We are celebrating, in Britain today, the centenary of women winning the right to vote. In 1918, the vote was extended to all men over 21, and to women of the propertied class and over 30 years of age. It was to be ten more years before all women over 21 got the vote.

We are used to thinking that with all adult men and women having the vote, and the voting age having been lowered to usually 18, we have achieved universal suffrage. But that is not right. A whole class of citizens are still denied the power of the vote: children.

That matters. The interests of children are light-weight in the competition over public policy. The Family Allowance that was introduced in the great welfare reforms at the end of World War II, has subsequently shrivelled in real value, the result being high rates of poverty among children. It has not had enough political support. In the great austerity drive after 2008, pensions have been singularly protected from any erosion in value. Pensioners have the vote and use it.

It is mostly though obvious that children cannot have the vote, but that is sloppy thinking. It was once thought obvious that women could not vote. The battle against “the obvious” is the first bastion. In The Subjection of Women (1869) John Stuart Mill said it thus: “.. the burthen is hard on those who attack an almost universal opinion ..”

The logic is that children should not have the vote because they cannot vote, but that is to confuse two separate questions, the should-question and the could-question. If we for a moment set practicalities aside in our minds, and ask only the should-question, we would surely conclude, theoretically, that children should have the vote. The principle of universal suffrage is that all citizens have an equal interest in government matters and that therefore all citizens should have an equal say. In the abstract, that must include children no less than other categories of citizens.

The question, then, is really if they could have the vote. If a practical way could be found, there is no issue of principle standing in the way.

In recent years, great advances have been made in the recognition of children’s rights. In many ways children are now, in law, citizens rather than subjects. For example, children have property rights. Children cannot manage property, but that is not taken to mean that they cannot have property. The practical solution is that someone is appointed to be the custodian of the property on behalf of the child, until the child is old enough to take care of it himself or herself. The custodian has a duty to manage the property in the best interest of the young owner.

The similar logic in respect to the vote would be that all children have the right to vote but that this right is managed on behalf of the child by a custodian until the child comes of age, now sometimes referred to as demeny voting.. That’s a practical solution that solves the could-question. Since there is no independent should-question standing in the way, the matter should be resolved.

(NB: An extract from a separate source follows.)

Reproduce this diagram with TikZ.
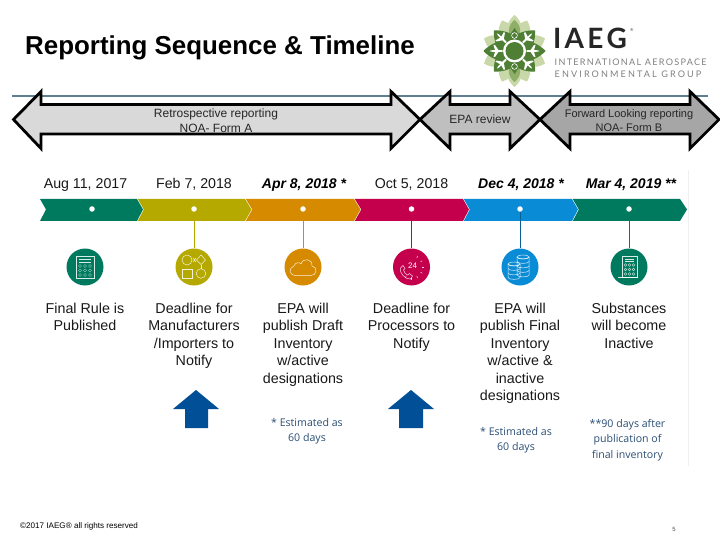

The solution I have advocated  is that the children’s vote is managed on their behalf by the mother (or the father if the mother is absent) so that the mother is the custodian of a second vote in addition to her own irrespective of the number of children. There are other ways it could be done, but this has been my preferred arrangement. There is every reason to trust that mothers would manage the second vote on behalf of their children and not as a second vote for themselves, just as we trust custodians to manage property.

There is a small lobby in democratic countries in favour of the children’s vote. Not a powerful lobby – we have not yet won the battle against “the obvious” – but a persistent lobby. I first lent my voice to this following in an article in the then International Herald Tribune on 14 December 1996, under the heading “In a Democracy, Children Should get the Vote.” The progress that is being made is for a lowering of the voting age to 16, which has been introduced in some democracies and is coming elsewhere. But since there is a way that concurs with current legal thinking to include all children in the power of the vote, there should be no reason not to go the whole way.